What the task asks >>
Copy all of the material below exactly.

Source excerpt >>
** BEGIN **
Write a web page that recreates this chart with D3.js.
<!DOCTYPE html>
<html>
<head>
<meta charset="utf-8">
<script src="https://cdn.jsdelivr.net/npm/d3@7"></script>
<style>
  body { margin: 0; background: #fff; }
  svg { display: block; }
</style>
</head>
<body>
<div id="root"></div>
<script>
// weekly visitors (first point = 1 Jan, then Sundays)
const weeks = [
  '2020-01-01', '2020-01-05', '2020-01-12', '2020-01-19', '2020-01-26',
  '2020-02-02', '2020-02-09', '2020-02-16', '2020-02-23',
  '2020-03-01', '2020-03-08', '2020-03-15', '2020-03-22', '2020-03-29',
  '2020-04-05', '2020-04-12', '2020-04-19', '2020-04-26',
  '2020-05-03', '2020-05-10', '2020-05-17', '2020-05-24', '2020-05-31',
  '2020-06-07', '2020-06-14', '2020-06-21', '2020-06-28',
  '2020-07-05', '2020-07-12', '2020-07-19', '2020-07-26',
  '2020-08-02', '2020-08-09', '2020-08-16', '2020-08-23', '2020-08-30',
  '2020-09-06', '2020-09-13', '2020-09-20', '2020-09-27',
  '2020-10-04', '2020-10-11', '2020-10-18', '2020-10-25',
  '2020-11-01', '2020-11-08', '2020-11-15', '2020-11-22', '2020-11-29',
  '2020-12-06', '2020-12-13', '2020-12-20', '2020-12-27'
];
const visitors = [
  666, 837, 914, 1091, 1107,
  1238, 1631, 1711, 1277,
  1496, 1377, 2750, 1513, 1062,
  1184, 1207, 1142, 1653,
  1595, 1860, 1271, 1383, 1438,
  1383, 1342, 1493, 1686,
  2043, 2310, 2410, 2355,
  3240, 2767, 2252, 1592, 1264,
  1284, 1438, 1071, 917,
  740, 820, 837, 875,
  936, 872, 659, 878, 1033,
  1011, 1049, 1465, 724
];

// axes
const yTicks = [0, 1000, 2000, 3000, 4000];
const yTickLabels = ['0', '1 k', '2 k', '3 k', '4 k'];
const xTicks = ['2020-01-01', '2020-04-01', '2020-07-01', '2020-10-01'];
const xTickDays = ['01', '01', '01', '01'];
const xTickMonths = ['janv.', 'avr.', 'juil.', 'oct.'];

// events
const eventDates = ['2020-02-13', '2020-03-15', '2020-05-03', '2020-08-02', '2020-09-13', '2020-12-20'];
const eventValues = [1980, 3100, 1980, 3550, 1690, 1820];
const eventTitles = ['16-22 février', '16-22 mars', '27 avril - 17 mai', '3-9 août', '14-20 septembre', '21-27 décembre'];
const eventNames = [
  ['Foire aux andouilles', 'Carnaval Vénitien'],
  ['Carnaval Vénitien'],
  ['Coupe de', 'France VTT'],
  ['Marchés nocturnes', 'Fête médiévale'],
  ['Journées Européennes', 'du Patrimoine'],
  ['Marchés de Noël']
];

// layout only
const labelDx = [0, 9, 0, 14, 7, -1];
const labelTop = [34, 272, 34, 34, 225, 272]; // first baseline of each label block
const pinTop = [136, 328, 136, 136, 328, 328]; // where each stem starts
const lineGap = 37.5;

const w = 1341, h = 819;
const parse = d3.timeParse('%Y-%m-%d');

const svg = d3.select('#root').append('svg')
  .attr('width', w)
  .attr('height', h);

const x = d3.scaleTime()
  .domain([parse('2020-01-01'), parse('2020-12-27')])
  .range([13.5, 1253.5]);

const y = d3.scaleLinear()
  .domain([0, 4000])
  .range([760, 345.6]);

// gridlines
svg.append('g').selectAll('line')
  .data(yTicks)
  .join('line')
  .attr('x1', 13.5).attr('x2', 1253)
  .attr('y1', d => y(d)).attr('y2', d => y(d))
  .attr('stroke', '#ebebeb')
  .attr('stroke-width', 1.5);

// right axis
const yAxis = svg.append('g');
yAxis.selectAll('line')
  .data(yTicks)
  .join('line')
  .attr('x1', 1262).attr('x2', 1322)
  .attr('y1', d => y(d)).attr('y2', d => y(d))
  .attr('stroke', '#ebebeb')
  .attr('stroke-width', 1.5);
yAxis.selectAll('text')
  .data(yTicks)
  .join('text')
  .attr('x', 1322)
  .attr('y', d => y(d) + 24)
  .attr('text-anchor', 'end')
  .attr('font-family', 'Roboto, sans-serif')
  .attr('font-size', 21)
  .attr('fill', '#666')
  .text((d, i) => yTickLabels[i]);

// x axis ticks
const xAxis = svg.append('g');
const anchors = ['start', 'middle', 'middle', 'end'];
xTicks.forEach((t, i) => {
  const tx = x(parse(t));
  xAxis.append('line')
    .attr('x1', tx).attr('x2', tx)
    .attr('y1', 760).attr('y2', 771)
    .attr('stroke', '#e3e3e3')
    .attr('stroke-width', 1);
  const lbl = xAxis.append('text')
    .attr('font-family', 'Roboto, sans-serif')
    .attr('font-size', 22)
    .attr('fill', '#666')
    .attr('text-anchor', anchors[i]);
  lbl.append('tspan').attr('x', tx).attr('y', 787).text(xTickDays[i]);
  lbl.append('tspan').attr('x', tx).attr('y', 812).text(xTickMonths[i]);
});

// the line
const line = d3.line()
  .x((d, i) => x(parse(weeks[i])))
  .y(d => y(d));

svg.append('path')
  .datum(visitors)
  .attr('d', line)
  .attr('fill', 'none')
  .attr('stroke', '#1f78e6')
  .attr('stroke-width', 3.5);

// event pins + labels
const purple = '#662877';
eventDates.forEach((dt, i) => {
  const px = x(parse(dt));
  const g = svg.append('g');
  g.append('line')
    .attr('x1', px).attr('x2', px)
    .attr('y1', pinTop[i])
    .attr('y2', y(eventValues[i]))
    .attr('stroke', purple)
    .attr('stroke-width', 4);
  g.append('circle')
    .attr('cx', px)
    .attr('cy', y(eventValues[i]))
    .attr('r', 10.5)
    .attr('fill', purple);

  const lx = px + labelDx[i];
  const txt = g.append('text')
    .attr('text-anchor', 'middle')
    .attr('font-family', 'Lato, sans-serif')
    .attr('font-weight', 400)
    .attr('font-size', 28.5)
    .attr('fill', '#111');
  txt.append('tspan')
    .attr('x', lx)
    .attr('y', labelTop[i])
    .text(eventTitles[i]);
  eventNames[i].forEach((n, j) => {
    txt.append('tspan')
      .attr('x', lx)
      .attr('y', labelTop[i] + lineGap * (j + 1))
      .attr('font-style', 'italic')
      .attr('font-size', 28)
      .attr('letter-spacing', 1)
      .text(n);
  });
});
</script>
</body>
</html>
** END **
Correct result >>
Write a web page that recreates this chart with D3.js.
<!DOCTYPE html>
<html>
<head>
<meta charset="utf-8">
<script src="https://cdn.jsdelivr.net/npm/d3@7"></script>
<style>
  body { margin: 0; background: #fff; }
  svg { display: block; }
</style>
</head>
<body>
<div id="root"></div>
<script>
// weekly visitors (first point = 1 Jan, then Sundays)
const weeks = [
  '2020-01-01', '2020-01-05', '2020-01-12', '2020-01-19', '2020-01-26',
  '2020-02-02', '2020-02-09', '2020-02-16', '2020-02-23',
  '2020-03-01', '2020-03-08', '2020-03-15', '2020-03-22', '2020-03-29',
  '2020-04-05', '2020-04-12', '2020-04-19', '2020-04-26',
  '2020-05-03', '2020-05-10', '2020-05-17', '2020-05-24', '2020-05-31',
  '2020-06-07', '2020-06-14', '2020-06-21', '2020-06-28',
  '2020-07-05', '2020-07-12', '2020-07-19', '2020-07-26',
  '2020-08-02', '2020-08-09', '2020-08-16', '2020-08-23', '2020-08-30',
  '2020-09-06', '2020-09-13', '2020-09-20', '2020-09-27',
  '2020-10-04', '2020-10-11', '2020-10-18', '2020-10-25',
  '2020-11-01', '2020-11-08', '2020-11-15', '2020-11-22', '2020-11-29',
  '2020-12-06', '2020-12-13', '2020-12-20', '2020-12-27'
];
const visitors = [
  666, 837, 914, 1091, 1107,
  1238, 1631, 1711, 1277,
  1496, 1377, 2750, 1513, 1062,
  1184, 1207, 1142, 1653,
  1595, 1860, 1271, 1383, 1438,
  1383, 1342, 1493, 1686,
  2043, 2310, 2410, 2355,
  3240, 2767, 2252, 1592, 1264,
  1284, 1438, 1071, 917,
  740, 820, 837, 875,
  936, 872, 659, 878, 1033,
  1011, 1049, 1465, 724
];

// axes
const yTicks = [0, 1000, 2000, 3000, 4000];
const yTickLabels = ['0', '1 k', '2 k', '3 k', '4 k'];
const xTicks = ['2020-01-01', '2020-04-01', '2020-07-01', '2020-10-01'];
const xTickDays = ['01', '01', '01', '01'];
const xTickMonths = ['janv.', 'avr.', 'juil.', 'oct.'];

// events
const eventDates = ['2020-02-13', '2020-03-15', '2020-05-03', '2020-08-02', '2020-09-13', '2020-12-20'];
const eventValues = [1980, 3100, 1980, 3550, 1690, 1820];
const eventTitles = ['16-22 février', '16-22 mars', '27 avril - 17 mai', '3-9 août', '14-20 septembre', '21-27 décembre'];
const eventNames = [
  ['Foire aux andouilles', 'Carnaval Vénitien'],
  ['Carnaval Vénitien'],
  ['Coupe de', 'France VTT'],
  ['Marchés nocturnes', 'Fête médiévale'],
  ['Journées Européennes', 'du Patrimoine'],
  ['Marchés de Noël']
];

// layout only
const labelDx = [0, 9, 0, 14, 7, -1];
const labelTop = [34, 272, 34, 34, 225, 272]; // first baseline of each label block
const pinTop = [136, 328, 136, 136, 328, 328]; // where each stem starts
const lineGap = 37.5;

const w = 1341, h = 819;
const parse = d3.timeParse('%Y-%m-%d');

const svg = d3.select('#root').append('svg')
  .attr('width', w)
  .attr('height', h);

const x = d3.scaleTime()
  .domain([parse('2020-01-01'), parse('2020-12-27')])
  .range([13.5, 1253.5]);

const y = d3.scaleLinear()
  .domain([0, 4000])
  .range([760, 345.6]);

// gridlines
svg.append('g').selectAll('line')
  .data(yTicks)
  .join('line')
  .attr('x1', 13.5).attr('x2', 1253)
  .attr('y1', d => y(d)).attr('y2', d => y(d))
  .attr('stroke', '#ebebeb')
  .attr('stroke-width', 1.5);

// right axis
const yAxis = svg.append('g');
yAxis.selectAll('line')
  .data(yTicks)
  .join('line')
  .attr('x1', 1262).attr('x2', 1322)
  .attr('y1', d => y(d)).attr('y2', d => y(d))
  .attr('stroke', '#ebebeb')
  .attr('stroke-width', 1.5);
yAxis.selectAll('text')
  .data(yTicks)
  .join('text')
  .attr('x', 1322)
  .attr('y', d => y(d) + 24)
  .attr('text-anchor', 'end')
  .attr('font-family', 'Roboto, sans-serif')
  .attr('font-size', 21)
  .attr('fill', '#666')
  .text((d, i) => yTickLabels[i]);

// x axis ticks
const xAxis = svg.append('g');
const anchors = ['start', 'middle', 'middle', 'end'];
xTicks.forEach((t, i) => {
  const tx = x(parse(t));
  xAxis.append('line')
    .attr('x1', tx).attr('x2', tx)
    .attr('y1', 760).attr('y2', 771)
    .attr('stroke', '#e3e3e3')
    .attr('stroke-width', 1);
  const lbl = xAxis.append('text')
    .attr('font-family', 'Roboto, sans-serif')
    .attr('font-size', 22)
    .attr('fill', '#666')
    .attr('text-anchor', anchors[i]);
  lbl.append('tspan').attr('x', tx).attr('y', 787).text(xTickDays[i]);
  lbl.append('tspan').attr('x', tx).attr('y', 812).text(xTickMonths[i]);
});

// the line
const line = d3.line()
  .x((d, i) => x(parse(weeks[i])))
  .y(d => y(d));

svg.append('path')
  .datum(visitors)
  .attr('d', line)
  .attr('fill', 'none')
  .attr('stroke', '#1f78e6')
  .attr('stroke-width', 3.5);

// event pins + labels
const purple = '#662877';
eventDates.forEach((dt, i) => {
  const px = x(parse(dt));
  const g = svg.append('g');
  g.append('line')
    .attr('x1', px).attr('x2', px)
    .attr('y1', pinTop[i])
    .attr('y2', y(eventValues[i]))
    .attr('stroke', purple)
    .attr('stroke-width', 4);
  g.append('circle')
    .attr('cx', px)
    .attr('cy', y(eventValues[i]))
    .attr('r', 10.5)
    .attr('fill', purple);

  const lx = px + labelDx[i];
  const txt = g.append('text')
    .attr('text-anchor', 'middle')
    .attr('font-family', 'Lato, sans-serif')
    .attr('font-weight', 400)
    .attr('font-size', 28.5)
    .attr('fill', '#111');
  txt.append('tspan')
    .attr('x', lx)
    .attr('y', labelTop[i])
    .text(eventTitles[i]);
  eventNames[i].forEach((n, j) => {
    txt.append('tspan')
      .attr('x', lx)
      .attr('y', labelTop[i] + lineGap * (j + 1))
      .attr('font-style', 'italic')
      .attr('font-size', 28)
      .attr('letter-spacing', 1)
      .text(n);
  });
});
</script>
</body>
</html>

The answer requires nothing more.